Alors que le parking et le centre commercial ont finalement été construits, et ouverts en 2011, ZA peut se targuer de grandes victoires. L’organisation a réussi à lancer un débat sur un sujet nouveau, l’espace public, et a changé la façon dont les Croates le conçoivent.

La diversité des stratégies employées a aussi rendu cette mobilisation incontournable pour tous ceux s’opposant aux politiques. Y participer était devenu cool. De nombreux étudiants continuent d’avoir une nostalgie énorme pour cette époque – « C’était notre lutte, elle nous définit encore aujourd’hui ». Beaucoup d’entre eux sont restés à ZA par la suite, et forment un noyau d’activistes.

La victoire était aussi politique et institutionnelle : à la suite de la mobilisation, en 2012, le statut de la rue de Varšavska et la place Cvjetni a été rendu à son état originel.

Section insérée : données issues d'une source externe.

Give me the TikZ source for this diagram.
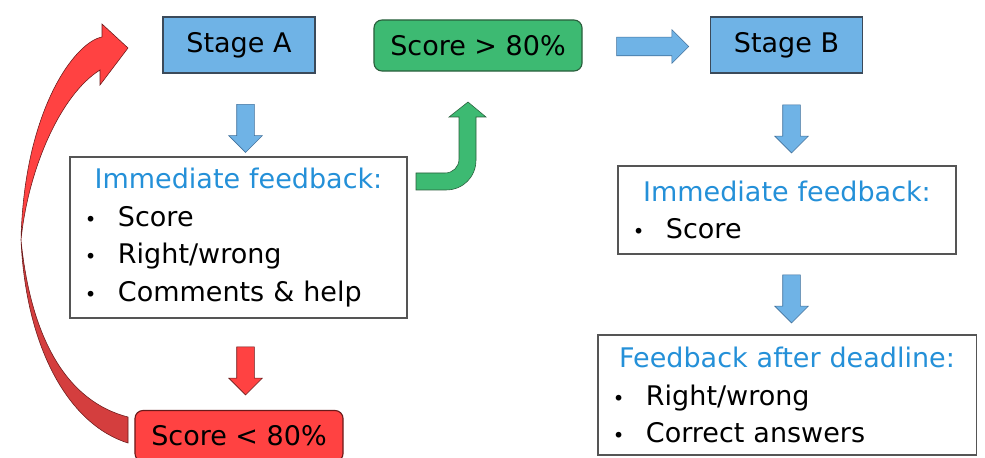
\documentclass[tikz,border=0pt]{standalone}
\usepackage{fontspec}
\setmainfont{DejaVu Sans}
\usetikzlibrary{shapes.arrows}

\definecolor{stageblue}{HTML}{6FB3E6}
\definecolor{stageline}{HTML}{3B4A5A}
\definecolor{passgreen}{HTML}{3DBA72}
\definecolor{passline}{HTML}{2A5E3C}
\definecolor{failred}{HTML}{FF4242}
\definecolor{faildark}{HTML}{D43E3E}
\definecolor{failline}{HTML}{6A1A1A}
\definecolor{headblue}{HTML}{2490D8}
\definecolor{boxline}{HTML}{555555}
\definecolor{arrowline}{HTML}{41719C}

\setlength\parindent{0pt}
\newcommand\bul[1]{\makebox[0.825cm][l]{\fontsize{14}{14}\selectfont\textbullet}#1}

\tikzset{
  bigtext/.style={font=\fontsize{19.2}{26.8}\selectfont},
  stagebox/.style={bigtext, draw=stageline, fill=stageblue, line width=0.8pt,
    minimum width=3.8cm, minimum height=1.4cm},
  scorebox/.style={bigtext, draw, rounded corners=0.2cm, line width=0.8pt,
    minimum width=5.2cm, minimum height=1.275cm},
  fbbox/.style={bigtext, draw=boxline, line width=0.8pt, align=left, inner xsep=0.375cm},
  downarrow/.style={single arrow, shape border rotate=270, draw=arrowline,
    fill=stageblue, inner sep=0.2125cm, single arrow head extend=0.2cm,
    minimum height=1.2cm}
}

\begin{document}
\begin{tikzpicture}[x=0.025cm, y=-0.025cm]
  \useasboundingbox (0,0) rectangle (985,458);

  % stages and scores
  \node[stagebox] (stageA) at (239,45) {Stage A};
  \node[scorebox, fill=passgreen, draw=passline] (pass) at (478,45.5) {Score > 80\%};
  \node[stagebox] (stageB) at (786.5,45) {Stage B};
  \node[scorebox, fill=failred, draw=failline] (fail) at (239,436) {Score < 80\%};

  % feedback boxes
  \node[fbbox, text width=7.675cm, minimum height=4.025cm] (fbA) at (238.5,237.5)
    {{\centering\color{headblue}Immediate feedback:\par}\bul{Score}\\\bul{Right/wrong}\\\bul{Comments \& help}};
  \node[fbbox, text width=7.7cm, minimum height=2.2cm] (fbB) at (787,210)
    {{\centering\color{headblue}Immediate feedback:\par}\bul{Score}};
  \node[fbbox, text width=8.7cm, minimum height=3cm] (late) at (787,395)
    {{\centering\color{headblue}Feedback after deadline:\par}\bul{Right/wrong}\\\bul{Correct answers}};

  % block arrows
  \node[downarrow] (toFbA) at (245.5,124) {};
  \node[downarrow, fill=failred, draw=failline] (toFail) at (245.5,366.5) {};
  \node[downarrow] (toFbB) at (791.5,124.5) {};
  \node[downarrow] (toLate) at (791.5,294.5) {};
  \node[downarrow, shape border rotate=0, minimum height=1.8cm, inner sep=0.225cm,
    single arrow head extend=0.1875cm] (toStageB) at (648,46.5) {};

  % bent arrow up to the pass box
  \draw[passline, fill=passgreen] (416,173) -- (445,173)
    .. controls (453,173) and (459,167) .. (459,159) -- (459,117) -- (449,117)
    -- (468,102) -- (486,117) -- (476,117) -- (476,160)
    .. controls (476,177) and (463,190) .. (446,190) -- (416,190) -- cycle;

  % curved arrow back to stage A
  \draw[failline, fill=faildark] (21,240) .. controls (26,350) and (70,425) .. (128,443)
    -- (128,417) .. controls (62,400) and (30,330) .. (21,240) -- cycle;
  \draw[failline, fill=failred] (102,37) .. controls (75,42) and (24,110) .. (21,240)
    .. controls (28,170) and (60,95) .. (100,70) -- (100,85) -- (128,48) -- (102,24) -- cycle;
\end{tikzpicture}
\end{document}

En pratique, cela signifie que la municipalité renonce à construire de grands parkings privés dans le centre-ville.

Cette résistance et ces victoires ont été déterminantes, représentant pour beaucoup le mouvement le plus excitant, le plus innovant depuis dix ans. « On peut dire que la dynamique qui anime la société civile ces trois dernières années, pour protéger l’espace public, est vraiment liée à cette mobilisation », me raconte Maruška, « ça a réveillé quelque chose dans la population, cette volonté de défendre les biens communs, l’intérêt général, et de ne pas hésiter à prendre la rue pour s’opposer aux politiciens. »

Une prise de conscience née des privatisations

Terrains de golfs, destructions de forêts, accaparement des terres côtières, parkings en centre-ville, ces luttes ont un lien : le rapport des Croates aux biens publics. C’est également cette question des biens publics qui a animé une première opposition en 2011, quand des rumeurs ont circulé, assurant que le gouvernement s’apprêtait à privatiser l’eau.

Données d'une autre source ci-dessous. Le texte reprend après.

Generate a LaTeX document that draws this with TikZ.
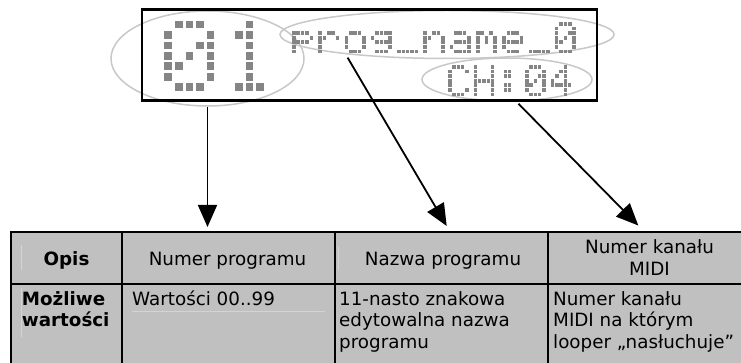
\documentclass[tikz,border=0pt]{standalone}
\usepackage{fontspec}
\setmainfont{DejaVu Sans}
\usetikzlibrary{arrows.meta,shapes.geometric}

\definecolor{cellgray}{HTML}{C0C0C0}
\definecolor{ringgray}{HTML}{C8C8C8}
\definecolor{dotgray}{HTML}{858585}
\definecolor{ghostline}{HTML}{D4D4D4}

% 5x7 dot-matrix glyphs: row/{lit columns}
\newcommand\Glyphp{2/{0,1,2,3},3/{0,4},4/{0,1,2,3},5/{0},6/{0}}
\newcommand\Glyphr{2/{0,2,3},3/{0,1,4},4/{0},5/{0},6/{0}}
\newcommand\Glypho{2/{1,2,3},3/{0,4},4/{0,4},5/{0,4},6/{1,2,3}}
\newcommand\Glyphg{2/{1,2,3,4},3/{0,4},4/{1,2,3,4},5/{4},6/{1,2,3}}
\newcommand\Glyphu{6/{0,1,2,3,4}}
\newcommand\Glyphn{2/{0,2,3},3/{0,1,4},4/{0,4},5/{0,4},6/{0,4}}
\newcommand\Glypha{2/{1,2,3},3/{4},4/{1,2,3,4},5/{0,4},6/{1,2,3,4}}
\newcommand\Glyphm{2/{0,1,3},3/{0,2,4},4/{0,2,4},5/{0,4},6/{0,4}}
\newcommand\Glyphe{2/{1,2,3},3/{0,4},4/{0,1,2,3,4},5/{0},6/{1,2,3}}
\newcommand\GlyphZ{0/{1,2,3},1/{0,4},2/{0,3,4},3/{0,2,4},4/{0,1,4},5/{0,4},6/{1,2,3}}
\newcommand\GlyphI{0/{2},1/{1,2},2/{2},3/{2},4/{2},5/{2},6/{1,2,3}}
\newcommand\GlyphC{0/{1,2,3},1/{0,4},2/{0},3/{0},4/{0},5/{0,4},6/{1,2,3}}
\newcommand\GlyphH{0/{0,4},1/{0,4},2/{0,4},3/{0,1,2,3,4},4/{0,4},5/{0,4},6/{0,4}}
\newcommand\GlyphK{1/{1,2},2/{1,2},4/{1,2},5/{1,2}}
\newcommand\GlyphF{0/{3},1/{2,3},2/{1,3},3/{0,3},4/{0,1,2,3,4},5/{3},6/{3}}

% #1,#2 top-left corner; #3,#4 dot pitch; #5,#6 dot size; #7 glyph letter
\newcommand\lcdchar[7]{%
  \edef\lcdrows{\csname Glyph#7\endcsname}%
  \foreach \lcdr/\lcdc in \lcdrows {%
    \foreach \lcdi in \lcdc {%
      \fill[dotgray] ({#1+\lcdi*#3},{#2+\lcdr*#4}) rectangle ++(#5,#6);%
    }%
  }%
}

\tikzset{
  ring/.style={ellipse, draw=ringgray, line width=1.5pt, inner sep=0pt},
  pointer/.style={draw=black, line width=1.8pt, -{Triangle[length=22pt,width=19pt]}},
  tableline/.style={draw=black, line width=1.8pt},
  ghost/.style={draw=ghostline, line width=0.9pt},
  celltext/.style={inner sep=0pt, text=black},
}

\begin{document}
\begin{tikzpicture}[x=1pt, y=-1pt, font=\fontsize{18.3}{21.5}\selectfont]
\useasboundingbox (0,0) rectangle (741,363);
\fill[white] (0,0) rectangle (741,363);
\clip (0,0) rectangle (741,363);

% highlight rings around the display fields
\node[ring, minimum width=193pt, minimum height=95pt] (e1) at (207.5,58.5) {};
\node[ring, minimum width=334pt, minimum height=48pt] (e2) at (447,34.5) {};
\node[ring, minimum width=170pt, minimum height=43pt] (e3) at (507,79.5) {};

% display frame
\node[draw=black, line width=2.7pt, minimum width=455pt, minimum height=90.5pt, inner sep=0pt] (lcd) at (369.5,55) {};

% program number, large digits
\lcdchar{164.3}{20.7}{10.6}{10.45}{7.6}{7.6}{Z}
\lcdchar{224.5}{20.7}{10.6}{10.45}{7.6}{7.6}{I}

% program name
\foreach \g [count=\k from 0] in {p,r,o,g,u,n,a,m,e,u,Z}
  {\lcdchar{292+\k*26.28}{22}{4.38}{4.6}{3.6}{3.8}{\g}}

% MIDI channel
\foreach \g [count=\k from 0] in {C,H,K,Z,F}
  {\lcdchar{448+\k*25.7}{65}{4.28}{4.6}{3.5}{3.8}{\g}}

% table
\fill[cellgray] (11,232) rectangle (770,380);
\draw[ghost] (21,245) -- (21,270);
\draw[ghost] (21,288) -- (21,337);
\draw[ghost] (132,311) -- (325,311);
\draw[ghost] (338,247) -- (338,270);
\draw[tableline] (11,380) -- (11,232) -- (770,232);
\draw[tableline] (11,284) -- (770,284);
\draw[tableline] (122,232) -- (122,380);
\draw[tableline] (335,232) -- (335,380);
\draw[tableline] (548,232) -- (548,380);

% header row
\node[celltext, anchor=base] (hOpis) at (66.5,265.5) {\bfseries Opis};
\node[celltext, anchor=base] (hNum) at (227.5,265.5) {Numer programu};
\node[celltext, anchor=base] (hNaz) at (443,265.5) {Nazwa programu};
\node[celltext, anchor=base] (hMidiA) at (649.5,254) {Numer kanału};
\node[celltext, anchor=base] (hMidiB) at (649.5,276) {MIDI};

% values row
\node[celltext, anchor=base west] (vA1) at (21.7,305) {\bfseries Możliwe};
\node[celltext, anchor=base west] (vA2) at (21.7,326.5) {\bfseries wartości};
\node[celltext, anchor=base west] (vB1) at (132,305) {Wartości 00..99};
\node[celltext, anchor=base west] (vC1) at (339,305) {11-nasto znakowa};
\node[celltext, anchor=base west] (vC2) at (339,326.5) {edytowalna nazwa};
\node[celltext, anchor=base west] (vC3) at (339,348) {programu};
\node[celltext, anchor=base west] (vD1) at (553,305) {Numer kanału};
\node[celltext, anchor=base west] (vD2) at (553,326.5) {MIDI na którym};
\node[celltext, anchor=base west] (vD3) at (553,348) {looper „nasłuchuje”};

% pointers from the display fields to their columns
\coordinate (t1) at (207.5,227);
\coordinate (t2) at (446.7,226);
\coordinate (t3) at (638.3,225.5);
\draw[pointer] (e1.south) -- (t1);
\draw[pointer, shorten <=4pt] (e2.191.4) -- (t2);
\draw[pointer, shorten <=3pt] (e3.-67.2) -- (t3);
\end{tikzpicture}
\end{document}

La réactivité de ZA et l’influence des alliances que l’organisation a choisi de faire à ce moment-là, à savoir avec des institutions religieuses, a permis d’enterrer le projet très rapidement. C’est également cette question qui a animé une campagne contre la privatisation des autoroutes, avec le soutien d’organisations et de syndicats en 2013.

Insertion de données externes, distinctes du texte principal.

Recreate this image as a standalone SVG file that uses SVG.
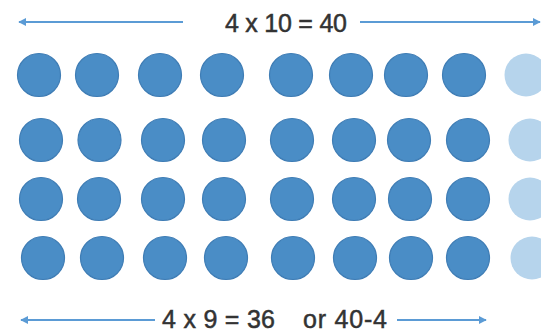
<svg xmlns="http://www.w3.org/2000/svg" width="541" height="334" viewBox="0 0 541 334">
<style>
.d{fill:#4a8dc6;stroke:#3f7db5;stroke-width:1.2}
.l{fill:#b6d4ec}
.t{font-family:"Liberation Sans",Arial,sans-serif;font-size:25px;fill:#333;stroke:#333;stroke-width:0.5}
.a{stroke:#5b9bd5;stroke-width:2;fill:none}
</style>
<defs>
<marker id="ah" viewBox="0 0 10 10" refX="9" refY="5" markerWidth="4" markerHeight="4" orient="auto-start-reverse">
<path d="M0,0 L10,5 L0,10 z" fill="#5b9bd5"/>
</marker>
</defs>
<g id="connectors">
<line class="a" x1="183" y1="22" x2="19" y2="22" marker-end="url(#ah)"/>
<line class="a" x1="360" y1="22" x2="540" y2="22" marker-end="url(#ah)"/>
<line class="a" x1="155" y1="320" x2="21" y2="320" marker-end="url(#ah)"/>
<line class="a" x1="397" y1="320" x2="486" y2="320" marker-end="url(#ah)"/>
</g>
<g id="labels">
<text class="t" x="225" y="32" textLength="122">4 x 10 = 40</text>
<text class="t" x="162" y="328" textLength="113">4 x 9 = 36</text>
<text class="t" x="303" y="328" textLength="84">or 40-4</text>
</g>
<g id="row1">
<circle class="d" cx="39" cy="75" r="21.5"/>
<circle class="d" cx="97" cy="75" r="21.5"/>
<circle class="d" cx="160" cy="75" r="21.5"/>
<circle class="d" cx="222" cy="75" r="21.5"/>
<circle class="d" cx="291" cy="75" r="21.5"/>
<circle class="d" cx="351" cy="75" r="21.5"/>
<circle class="d" cx="406" cy="75" r="21.5"/>
<circle class="d" cx="464" cy="75" r="21.5"/>
<circle class="l" cx="526" cy="75" r="21.5"/>
</g>
<g id="row2">
<circle class="d" cx="41" cy="140" r="21.5"/>
<circle class="d" cx="99.5" cy="140" r="21.5"/>
<circle class="d" cx="163" cy="140" r="21.5"/>
<circle class="d" cx="224" cy="140" r="21.5"/>
<circle class="d" cx="292" cy="140" r="21.5"/>
<circle class="d" cx="354" cy="140" r="21.5"/>
<circle class="d" cx="409" cy="140" r="21.5"/>
<circle class="d" cx="468" cy="140" r="21.5"/>
<circle class="l" cx="530" cy="140" r="21.5"/>
</g>
<g id="row3">
<circle class="d" cx="41" cy="199" r="21.5"/>
<circle class="d" cx="99" cy="199" r="21.5"/>
<circle class="d" cx="163" cy="199" r="21.5"/>
<circle class="d" cx="224" cy="199" r="21.5"/>
<circle class="d" cx="292" cy="199" r="21.5"/>
<circle class="d" cx="354" cy="199" r="21.5"/>
<circle class="d" cx="410" cy="199" r="21.5"/>
<circle class="d" cx="468" cy="199" r="21.5"/>
<circle class="l" cx="530" cy="199" r="21.5"/>
</g>
<g id="row4">
<circle class="d" cx="43" cy="258" r="21.5"/>
<circle class="d" cx="102" cy="258" r="21.5"/>
<circle class="d" cx="165" cy="258" r="21.5"/>
<circle class="d" cx="226" cy="258" r="21.5"/>
<circle class="d" cx="293" cy="258" r="21.5"/>
<circle class="d" cx="355" cy="258" r="21.5"/>
<circle class="d" cx="411" cy="258" r="21.5"/>
<circle class="d" cx="468" cy="258" r="21.5"/>
<circle class="l" cx="532" cy="258" r="21.5"/>
</g>
</svg>
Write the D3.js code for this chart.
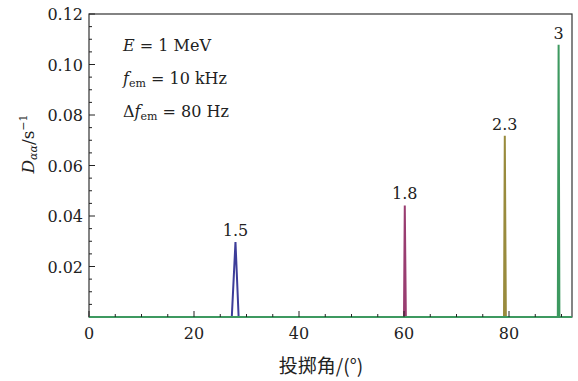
<!DOCTYPE html>
<html>
<head>
<meta charset="utf-8">
<script src="https://cdn.jsdelivr.net/npm/d3@7"></script>
<style>
  body { margin: 0; background: #fff; }
  text { font-family: "DejaVu Serif", "Times New Roman", serif; fill: #222; }
</style>
</head>
<body>
<svg width="578" height="381"></svg>
<script>
// pitch angle (deg) and D_aa (1/s), one list per peak
const seriesNames = ['1.5', '1.8', '2.3', '3'];
const angles15 = [0, 27.2, 27.9, 28.5, 92];
const values15 = [0, 0, 0.0297, 0, 0];
const angles18 = [0, 60.0, 60.15, 60.35, 92];
const values18 = [0, 0, 0.0442, 0, 0];
const angles23 = [0, 79.05, 79.2, 79.4, 92];
const values23 = [0, 0, 0.0718, 0, 0];
const angles3 = [0, 89.3, 89.45, 89.6, 92];
const values3 = [0, 0, 0.1078, 0, 0];
const colors = ['#3d3d99', '#993d71', '#998b3d', '#3d9960'];

const xTicks = [0, 20, 40, 60, 80];
const yTicks = [0.02, 0.04, 0.06, 0.08, 0.10, 0.12];

const series = [
    angles15.map((a, i) => ({a, v: values15[i]})),
    angles18.map((a, i) => ({a, v: values18[i]})),
    angles23.map((a, i) => ({a, v: values23[i]})),
    angles3.map((a, i) => ({a, v: values3[i]}))
];

const svg = d3.select('svg');
const mLeft = 89, mRight = 572, mTop = 14, mBottom = 317;

const x = d3.scaleLinear().domain([0, 92]).range([mLeft, mRight]);
const y = d3.scaleLinear().domain([0, 0.12]).range([mBottom, mTop]);

// frame
svg.append('rect')
    .attr('x', mLeft).attr('y', mTop)
    .attr('width', mRight - mLeft).attr('height', mBottom - mTop)
    .attr('fill', 'none').attr('stroke', '#333').attr('stroke-width', 1.2);

// curves
const line = d3.line().x(d => x(d.a)).y(d => y(d.v));
svg.append('g')
    .selectAll('path')
    .data(series)
    .enter().append('path')
    .attr('d', line)
    .attr('fill', 'none')
    .attr('stroke', (d, i) => colors[i])
    .attr('stroke-width', 2)
    .attr('stroke-linejoin', 'miter');

// axes with inward ticks
const xMinor = d3.range(0, 91, 5).filter(t => t % 20 !== 0);
const yMinor = d3.range(0.005, 0.12, 0.005).filter(t => Math.abs(t / 0.02 - Math.round(t / 0.02)) > 1e-6);

const ax = svg.append('g').attr('stroke', '#222').attr('stroke-width', 1);
ax.selectAll('line.xmaj').data(xTicks).enter().append('line')
    .attr('x1', d => x(d)).attr('x2', d => x(d))
    .attr('y1', mBottom).attr('y2', mBottom - 6);
ax.selectAll('line.xmin').data(xMinor).enter().append('line')
    .attr('x1', d => x(d)).attr('x2', d => x(d))
    .attr('y1', mBottom).attr('y2', mBottom - 3);
ax.selectAll('line.ymaj').data(yTicks).enter().append('line')
    .attr('x1', mLeft).attr('x2', mLeft + 6)
    .attr('y1', d => y(d)).attr('y2', d => y(d));
ax.selectAll('line.ymin').data(yMinor).enter().append('line')
    .attr('x1', mLeft).attr('x2', mLeft + 3)
    .attr('y1', d => y(d)).attr('y2', d => y(d));

svg.append('g').selectAll('text')
    .data(xTicks).enter().append('text')
    .attr('x', d => x(d)).attr('y', mBottom + 22)
    .attr('text-anchor', 'middle').attr('font-size', 16)
    .text(d => d);

svg.append('g').selectAll('text')
    .data(yTicks).enter().append('text')
    .attr('x', mLeft - 6).attr('y', d => y(d) + 6)
    .attr('text-anchor', 'end').attr('font-size', 16)
    .text(d => d.toFixed(2));

// peak labels
const peakIdx = 2;
svg.append('g').selectAll('text')
    .data(series).enter().append('text')
    .attr('x', d => x(d[peakIdx].a))
    .attr('y', d => y(d[peakIdx].v) - 6)
    .attr('text-anchor', 'middle').attr('font-size', 16)
    .text((d, i) => seriesNames[i]);

// parameter box
const eq = '\u00a0=\u00a0';
const info = svg.append('g').attr('font-size', 16);
const t1 = info.append('text').attr('x', 123).attr('y', 51);
t1.append('tspan').attr('font-style', 'italic').text('E');
t1.append('tspan').text(eq + '1 MeV');
const t2 = info.append('text').attr('x', 123).attr('y', 84);
t2.append('tspan').attr('font-style', 'italic').text('f');
t2.append('tspan').attr('font-size', 11).attr('dy', 3).text('em');
t2.append('tspan').attr('dy', -3).text(eq + '10 kHz');
const t3 = info.append('text').attr('x', 123).attr('y', 117);
t3.append('tspan').text('Δ');
t3.append('tspan').attr('font-style', 'italic').text('f');
t3.append('tspan').attr('font-size', 11).attr('dy', 3).text('em');
t3.append('tspan').attr('dy', -3).text(eq + '80 Hz');

// axis titles
const yl = svg.append('text')
    .attr('transform', 'translate(34,144) rotate(-90)')
    .attr('text-anchor', 'middle').attr('font-size', 17);
yl.append('tspan').attr('font-style', 'italic').text('D');
yl.append('tspan').attr('font-size', 11).attr('font-style', 'italic').attr('dy', 3).text('αα');
yl.append('tspan').attr('dy', -3).text('/s');
yl.append('tspan').attr('font-size', 11).attr('dy', -7).text('−1');

svg.append('text')
    .attr('x', 321).attr('y', 373)
    .attr('text-anchor', 'middle').attr('font-size', 19)
    .style('font-family', '"Noto Sans CJK SC", "DejaVu Serif", serif')
    .text('投掷角/(°)');
</script>
</body>
</html>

Si une grande partie de l’opinion publique a compris et soutenu ces campagnes, c’est en raison du passage à l’économie de marché dans les années 1990, et des vagues de privatisations qui s’en sont suivies.

La société croate est consciente des effets de ces réformes sur la répartition des richesses dans les pays – et les inégalités sont d’autant plus insupportables que le chômage est à niveau critique dans le pays, plus de 50 % chez les jeunes, et qu’elles créent un sentiment de perte d’espoir.